The same goes for classes for custom fields: The way Python works doesn’t allow importing inner classes. Move the class to the module level and you’ll be fine.

See the chapter about serializing values in the docs.

Backwards migrations roll-back too many operations

The way Django handles the order of migrations and the fact that Django strictly enforces dependencies between migration to be present during migration, is different compared to South. While the forwards migration plans won’t really differ from South’s, Django behaves completely different when it comes to backwards migrations (at least in 1.7, follow Django issue #23474 for updates).
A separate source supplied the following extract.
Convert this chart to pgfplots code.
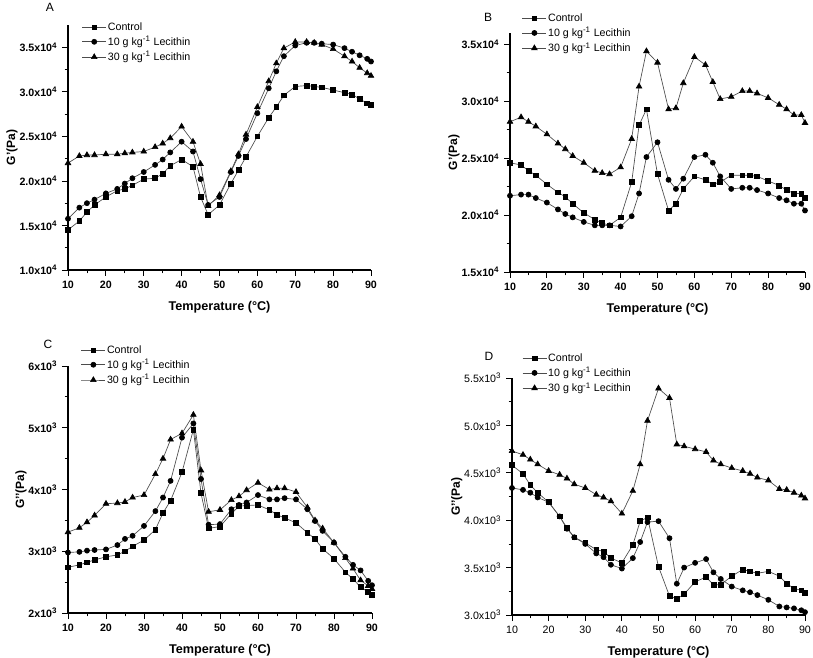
\documentclass[border=0pt]{standalone}
\usepackage{fontspec}
\setmainfont{Liberation Sans}
\usepackage{pgfplots}
\usepackage{pgfplotstable}
\pgfplotsset{compat=1.18}

% G' (Pa): T, control, 10 g/kg, 30 g/kg lecithin
\pgfplotstableread{
T ctrl l10 l30
10 14500 15750 22000
13 15500 17000 22800
15 16500 17500 22900
17 17300 17900 22900
20 18200 18600 23000
23 18900 19100 23000
25 19100 19700 23100
27 19500 20300 23200
30 20200 21000 23300
33 20300 21800 23800
35 20800 22400 24200
37 21700 23200 24800
40 22400 24400 26100
43 21600 23300 24400
45 18200 20200 21900
47 16200 17300 17200
50 17300 18200 18400
53 19700 21000 21100
55 21200 22800 23000
57 22700 24700 25200
60 25000 27600 28300
63 27100 30400 31200
65 28300 32300 33200
67 29600 34000 34900
70 30600 35200 35600
73 30700 35500 35600
75 30600 35500 35500
77 30500 35400 35300
80 30200 35300 34800
83 29900 34900 34000
85 29700 34500 33400
87 29200 34100 32700
89 28700 33700 32100
90 28500 33400 31800
}\dataA

\pgfplotstableread{
T ctrl l10 l30
10 24600 21700 28200
13 24400 21800 28600
15 23900 21800 28200
17 23500 21500 27800
20 22700 21100 27100
23 22000 20500 26300
25 21600 20100 25800
27 21000 19800 25200
30 20200 19400 24600
33 19600 19100 23900
35 19300 19100 23700
37 19100 19100 23600
40 19800 19000 24200
43 22900 19900 26700
45 27900 21900 31300
47 29300 25100 34400
50 23600 26400 33400
53 20400 23100 29300
55 21000 22300 29400
57 22300 23200 31600
60 23400 25100 33900
63 23100 25300 33200
65 22700 24600 31700
67 22900 23400 30200
70 23500 22300 30400
73 23500 22400 30900
75 23500 22400 30900
77 23400 22200 30700
80 23000 21900 30300
83 22600 21500 29700
85 22200 21300 29300
87 21900 21000 28800
89 21900 21000 28800
90 21500 20400 28100
}\dataB

% G'' (Pa)
\pgfplotstableread{
T ctrl l10 l30
10 2740 2980 3310
13 2780 2990 3380
15 2820 3010 3470
17 2860 3020 3580
20 2910 3030 3770
23 2940 3100 3780
25 3000 3200 3800
27 3080 3250 3870
30 3180 3410 3910
33 3350 3650 4250
35 3620 3870 4500
37 3820 4140 4810
40 4280 4840 4910
43 4970 5070 5210
45 3940 4170 4310
47 3370 3430 3640
50 3400 3440 3670
53 3610 3680 3830
55 3730 3750 3890
57 3740 3790 3990
60 3750 3910 4110
63 3670 3840 4000
65 3590 3840 4020
67 3540 3860 4020
70 3460 3840 3960
73 3300 3680 3710
75 3200 3490 3500
77 3040 3330 3370
80 2880 3140 3140
83 2660 2910 2890
85 2550 2780 2720
87 2420 2690 2530
89 2340 2520 2440
90 2290 2450 2390
}\dataC

\pgfplotstableread{
T ctrl l10 l30
10 4580 4340 4730
13 4490 4320 4690
15 4370 4290 4640
17 4290 4240 4590
20 4190 4190 4520
23 4040 4040 4480
25 3920 3910 4440
27 3820 3820 4380
30 3760 3750 4340
33 3690 3650 4270
35 3670 3610 4240
37 3600 3530 4200
40 3550 3490 4070
43 3740 3600 4310
45 3990 3770 4590
47 4030 3980 5050
50 3510 3990 5390
53 3200 3810 5290
55 3170 3330 4800
57 3220 3500 4780
60 3350 3550 4750
63 3400 3590 4720
65 3320 3450 4630
67 3320 3380 4590
70 3410 3300 4550
73 3480 3260 4520
75 3460 3240 4490
77 3440 3210 4450
80 3460 3160 4420
83 3410 3090 4330
85 3330 3080 4320
87 3280 3070 4290
89 3260 3050 4260
90 3230 3030 4230
}\dataD

\newcommand{\lab}{\fontsize{8}{9}\selectfont}
\pgfplotsset{
  panel/.style={
    scale only axis, anchor=south west,
    axis lines*=left,
    xmin=10, xmax=90,
    xtick={10,20,...,90},
    xticklabels={10,20,30,40,50,60,70,80,90},
    scaled y ticks=false,
    minor x tick num=1, minor y tick num=1,
    tick align=outside,
    major tick length=4.5pt, minor tick length=2.5pt,
    axis line style={line width=0.8pt},
    every tick/.style={black, line width=0.6pt},
    tick label style={font=\bfseries\lab},
    xlabel={Temperature (°C)},
    xlabel style={font=\bfseries\fontsize{9.5}{11}\selectfont, yshift=-3pt},
    ylabel style={font=\bfseries\fontsize{9}{10}\selectfont, yshift=-5.5pt},
    legend style={draw=none, fill=none, font=\lab, anchor=north west,
      inner sep=0pt, row sep=1pt, nodes={inner sep=1pt}},
    legend cell align=left,
    legend image code/.code={
      \draw[mark repeat=2, mark phase=2, #1]
        plot coordinates {(0pt,0pt) (9pt,0pt) (18pt,0pt)};},
    every axis plot/.append style={line width=0.5pt, black!70,
      mark options={solid, fill=black, draw=black}},
  },
  sq/.style={mark=square*, mark size=1.8pt},
  ci/.style={mark=*, mark size=1.9pt},
  tr/.style={mark=triangle*, mark size=2.4pt},
}

\begin{document}
\begin{tikzpicture}
\path[use as bounding box] (0,0) rectangle (609.75pt,492.75pt);

% A
\begin{axis}[panel, at={(51pt,290.25pt)}, width=227.25pt, height=183.75pt,
  ymin=10000, ymax=37500,
  ytick={10000,15000,20000,25000,30000,35000},
  yticklabels={1.0x10\textsuperscript{4},1.5x10\textsuperscript{4},2.0x10\textsuperscript{4},2.5x10\textsuperscript{4},3.0x10\textsuperscript{4},3.5x10\textsuperscript{4}},
  ylabel={G'(Pa)},
  legend style={at={(axis description cs:0.045,1.017)}},
]
\addplot[sq] table[x=T,y=ctrl] {\dataA};
\addplot[ci] table[x=T,y=l10] {\dataA};
\addplot[tr] table[x=T,y=l30] {\dataA};
\legend{Control, 10 g kg\textsuperscript{-1} Lecithin, 30 g kg\textsuperscript{-1} Lecithin}
\end{axis}

% B
\begin{axis}[panel, at={(382.5pt,288.75pt)}, width=221.25pt, height=179.25pt,
  ymin=15000, ymax=36000,
  ytick={15000,20000,25000,30000,35000},
  yticklabels={1.5x10\textsuperscript{4},2.0x10\textsuperscript{4},2.5x10\textsuperscript{4},3.0x10\textsuperscript{4},3.5x10\textsuperscript{4}},
  ylabel={G'(Pa)},
  legend style={at={(axis description cs:0.04,1.088)}},
]
\addplot[sq] table[x=T,y=ctrl] {\dataB};
\addplot[ci] table[x=T,y=l10] {\dataB};
\addplot[tr] table[x=T,y=l30] {\dataB};
\legend{Control, 10 g kg\textsuperscript{-1} Lecithin, 30 g kg\textsuperscript{-1} Lecithin}
\end{axis}

% C
\begin{axis}[panel, at={(51pt,33pt)}, width=228pt, height=185.25pt,
  ymin=2000, ymax=6000,
  ytick={2000,3000,4000,5000,6000},
  yticklabels={2x10\textsuperscript{3},3x10\textsuperscript{3},4x10\textsuperscript{3},5x10\textsuperscript{3},6x10\textsuperscript{3}},
  ylabel={G{'}{'}(Pa)},
  legend style={at={(axis description cs:0.042,1.09)}},
]
\addplot[sq] table[x=T,y=ctrl] {\dataC};
\addplot[ci] table[x=T,y=l10] {\dataC};
\addplot[tr] table[x=T,y=l30] {\dataC};
\legend{Control, 10 g kg\textsuperscript{-1} Lecithin, 30 g kg\textsuperscript{-1} Lecithin}
\end{axis}

% D
\begin{axis}[panel, at={(384pt,31.5pt)}, width=219.75pt, height=177.75pt,
  ymin=3000, ymax=5500,
  ytick={3000,3500,4000,4500,5000,5500},
  yticklabels={3.0x10\textsuperscript{3},3.5x10\textsuperscript{3},4.0x10\textsuperscript{3},4.5x10\textsuperscript{3},5.0x10\textsuperscript{3},5.5x10\textsuperscript{3}},
  tick label style={font=\lab},
  ylabel={G{'}{'}(Pa)},
  legend style={at={(axis description cs:0.034,1.11)}},
]
\addplot[sq] table[x=T,y=ctrl] {\dataD};
\addplot[ci] table[x=T,y=l10] {\dataD};
\addplot[tr] table[x=T,y=l30] {\dataD};
\legend{Control, 10 g kg\textsuperscript{-1} Lecithin, 30 g kg\textsuperscript{-1} Lecithin}
\end{axis}

\node[font=\fontsize{9}{10}\selectfont] at (37.5pt,487.5pt) {A};
\node[font=\fontsize{9}{10}\selectfont] at (366pt,480pt) {B};
\node[font=\fontsize{9}{10}\selectfont] at (36pt,234.75pt) {C};
\node[font=\fontsize{9}{10}\selectfont] at (366.75pt,225.75pt) {D};
\end{tikzpicture}
\end{document}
By design Django will roll back the database to the state it would have if you roll forward and stop after a given migration. To make this more clear, let’s take the following scenario from the Django tests:

app_a:  0001 <-- 0002 <--- 0003 <-- 0004
                         /
app_b:  0001 <-- 0002 <-/

If you run python manage.py migrate you will end up with:

[X] app_a.0001
[X] app_a.0002 ... (depends on app_a.0001)
[X] app_b.0001
[X] app_b.0002 ... (depends on app_b.0001)
[X] app_a.0003 ... (depends on app_a.0002, app_b.0002)
[X] app_a.0004 ... (depends on app_a.0003)

If you run python manage.py migrate app_a 0003 from this state, you will end up with:

[X] app_a.0001
[X] app_a.0002 ... (depends on app_a.0001)
[X] app_b.0001
[X] app_b.0002 ... (depends on app_b.0001)
[X] app_a.0003 ... (depends on app_a.0002, app_b.0002)
[ ] app_a.0004 ... (depends on app_a.0003)

being applied.

The difference happens when you roll-back past a dependency.

If you run python manage.py migrate app_a 0002 from the initial state, you will end up with:

[X] app_a.0001
[X] app_a.0002 ... (depends on app_a.0001)
[X] app_b.0001
[X] app_b.0002 ... (depends on app_b.0001)
[ ] app_a.0003 ... (depends on app_a.0002, app_b.0002)
[ ] app_a.0004 ... (depends on app_a.0003)

being applied.

But if you run python manage.py migrate app_b 0002, from the initial state, you will end up with:

[X] app_a.0001
[X] app_a.0002 ... (depends on app_a.0001)
[X] app_b.0001
[X] app_b.0002 ... (depends on app_b.0001)
[ ] app_a.0003 ... (depends on app_a.0002, app_b.0002)
[ ] app_a.0004 ... (depends on app_a.0003)

being applied.

Do you recognize the missing app_a.0003 here.